Dataset section -
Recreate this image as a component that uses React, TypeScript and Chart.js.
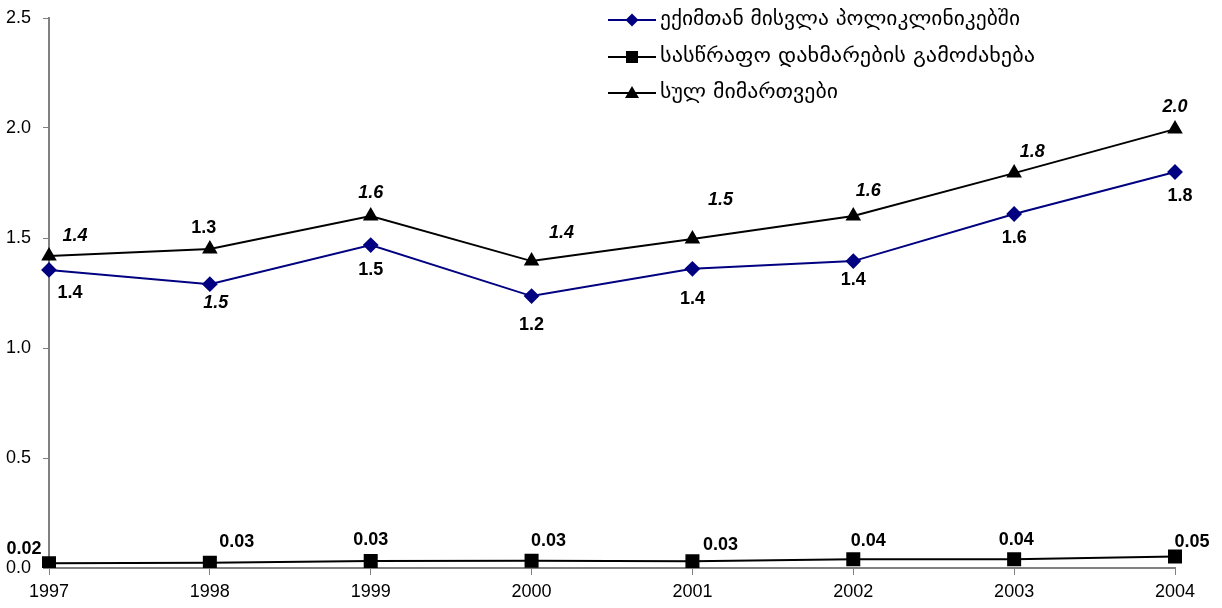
import React, { useEffect, useRef } from "react";
import { Chart, registerables } from "chart.js";

Chart.register(...registerables);

const years = ["1997", "1998", "1999", "2000", "2001", "2002", "2003", "2004"];
const seriesNames = [
  "ექიმთან მისვლა პოლიკლინიკებში",
  "სასწრაფო დახმარების გამოძახება",
  "სულ მიმართვები",
];
const clinicVisits = [1.355, 1.29, 1.468, 1.236, 1.36, 1.395, 1.609, 1.8];
const emergencyCalls = [0.022, 0.024, 0.032, 0.033, 0.031, 0.04, 0.04, 0.052];
const totalVisits = [1.418, 1.45, 1.6, 1.395, 1.495, 1.6, 1.795, 1.995];

const clinicLabels = ["1.4", "1.5", "1.5", "1.2", "1.4", "1.4", "1.6", "1.8"];
const emergencyLabels = ["0.02", "0.03", "0.03", "0.03", "0.03", "0.04", "0.04", "0.05"];
const totalLabels = ["1.4", "1.3", "1.6", "1.4", "1.5", "1.6", "1.8", "2.0"];

// label styling (offsets in px, italic flags)
const labelStyle = [
  {
    dx: [21, 6, 0, 0, 0, 0, 0, 5],
    dy: [23, 19, 25, 29, 30, 19, 24, 24],
    italic: [false, true, false, false, false, false, false, false],
  },
  {
    dx: [-25, 27, 0, 17, 28, 15, 2, 17],
    dy: [-14, -21, -21, -20, -16, -18, -19, -15],
    italic: [false, false, false, false, false, false, false, false],
  },
  {
    dx: [26, -6, 0, 30, 28, 15, 18, 0],
    dy: [-20, -21, -23, -28, -39, -25, -21, -22],
    italic: [true, false, true, true, true, true, true, true],
  },
];
const labelTexts = [clinicLabels, emergencyLabels, totalLabels];
const legendTextWidths = [360, 375, 178];

const labelPlugin = {
  id: "pointLabels",
  afterDatasetsDraw(chart: any) {
    const ctx = chart.ctx;
    ctx.save();
    ctx.fillStyle = "#000";
    ctx.textAlign = "center";
    ctx.textBaseline = "middle";
    chart.data.datasets.forEach((ds: any, di: number) => {
      const meta = chart.getDatasetMeta(di);
      meta.data.forEach((pt: any, i: number) => {
        const st = labelStyle[di];
        ctx.font = (st.italic[i] ? "italic " : "") + "bold 18px 'Liberation Sans', Arial, sans-serif";
        ctx.fillText(labelTexts[di][i], pt.x + st.dx[i], pt.y + st.dy[i]);
      });
    });
    ctx.restore();
  },
};

function drawMarker(ctx: any, style: string, x: number, y: number, color: string) {
  ctx.fillStyle = color;
  ctx.beginPath();
  if (style === "rectRot") {
    const r = 6.5;
    ctx.moveTo(x, y - r);
    ctx.lineTo(x + r, y);
    ctx.lineTo(x, y + r);
    ctx.lineTo(x - r, y);
  } else if (style === "rect") {
    const s = 6;
    ctx.rect(x - s, y - s, 2 * s, 2 * s);
  } else {
    const r = 7;
    ctx.moveTo(x, y - r);
    ctx.lineTo(x + r, y + r * 0.7);
    ctx.lineTo(x - r, y + r * 0.7);
  }
  ctx.closePath();
  ctx.fill();
}

const legendPlugin = {
  id: "customLegend",
  afterDraw(chart: any) {
    const ctx = chart.ctx;
    ctx.save();
    const x0 = 608;
    const rows = [20, 57, 93];
    chart.data.datasets.forEach((ds: any, di: number) => {
      const y = rows[di];
      ctx.strokeStyle = ds.borderColor;
      ctx.lineWidth = 2;
      ctx.beginPath();
      ctx.moveTo(x0, y);
      ctx.lineTo(x0 + 48, y);
      ctx.stroke();
      drawMarker(ctx, ds.pointStyle, x0 + 24, y, ds.pointBackgroundColor);
      ctx.fillStyle = "#000";
      ctx.font = "20px 'DejaVu Sans', 'Noto Sans', sans-serif";
      ctx.textAlign = "left";
      ctx.textBaseline = "middle";
      const txt = seriesNames[di];
      const w = ctx.measureText(txt).width;
      const sx = legendTextWidths[di] / w;
      ctx.save();
      ctx.translate(x0 + 52, y);
      ctx.scale(sx, 1);
      ctx.fillText(txt, 0, 0);
      ctx.restore();
    });
    ctx.restore();
  },
};

export default function App() {
  const ref = useRef<HTMLCanvasElement | null>(null);
  useEffect(() => {
    document.body.style.margin = "0";
    const canvas = ref.current!;
    const chart = new Chart(canvas, {
      type: "line",
      data: {
        labels: years,
        datasets: [
          {
            label: seriesNames[0],
            data: clinicVisits,
            borderColor: "#000080",
            backgroundColor: "#000080",
            pointBackgroundColor: "#000080",
            pointBorderColor: "#000080",
            pointStyle: "rectRot",
            pointRadius: 6.5,
            borderWidth: 2,
            tension: 0,
          },
          {
            label: seriesNames[1],
            data: emergencyCalls,
            borderColor: "#000000",
            backgroundColor: "#000000",
            pointBackgroundColor: "#000000",
            pointBorderColor: "#000000",
            pointStyle: "rect",
            pointRadius: 8.5,
            borderWidth: 2,
            tension: 0,
          },
          {
            label: seriesNames[2],
            data: totalVisits,
            borderColor: "#000000",
            backgroundColor: "#000000",
            pointBackgroundColor: "#000000",
            pointBorderColor: "#000000",
            pointStyle: "triangle",
            pointRadius: 7,
            borderWidth: 2,
            tension: 0,
          },
        ],
      },
      options: {
        animation: false,
        responsive: false,
        devicePixelRatio: 1,
        layout: { padding: { top: 18, right: 47, left: 0, bottom: 0 } },
        plugins: { legend: { display: false }, tooltip: { enabled: false } },
        scales: {
          x: {
            offset: false,
            grid: { drawOnChartArea: false, drawTicks: true, tickLength: 7, color: "#808080", lineWidth: 1 },
            border: { color: "#808080", width: 2 },
            ticks: {
              color: "#000",
              font: { family: "'Liberation Sans', Arial, sans-serif", size: 18 },
              padding: 6,
              maxRotation: 0,
              autoSkip: false,
            },
            afterFit: (s: any) => {
              s.height = 40;
              s.paddingLeft = 0;
              s.paddingRight = 0;
            },
          },
          y: {
            min: 0,
            max: 2.5,
            grid: { drawOnChartArea: false, drawTicks: true, tickLength: 6, color: "#808080", lineWidth: 1 },
            border: { color: "#808080", width: 2 },
            ticks: {
              stepSize: 0.5,
              color: "#000",
              font: { family: "'Liberation Sans', Arial, sans-serif", size: 18 },
              padding: 12,
              callback: (v: any) => Number(v).toFixed(1),
            },
            afterFit: (s: any) => {
              s.width = 49;
              s.paddingTop = 0;
              s.paddingBottom = 0;
            },
          },
        },
      },
      plugins: [labelPlugin, legendPlugin],
    });
    return () => chart.destroy();
  }, []);
  return (
    <div style={{ width: 1222, height: 608, background: "#fff" }}>
      <canvas ref={ref} width={1222} height={608} style={{ display: "block" }} />
    </div>
  );
}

Written exercise -
Restate, line by line and word for word, everything from the top of the material through the line that contains "Chart.register(...registerables);". Leave pictures out.

Complete answer -
Recreate this image as a component that uses React, TypeScript and Chart.js.
import React, { useEffect, useRef } from "react";
import { Chart, registerables } from "chart.js";

Chart.register(...registerables);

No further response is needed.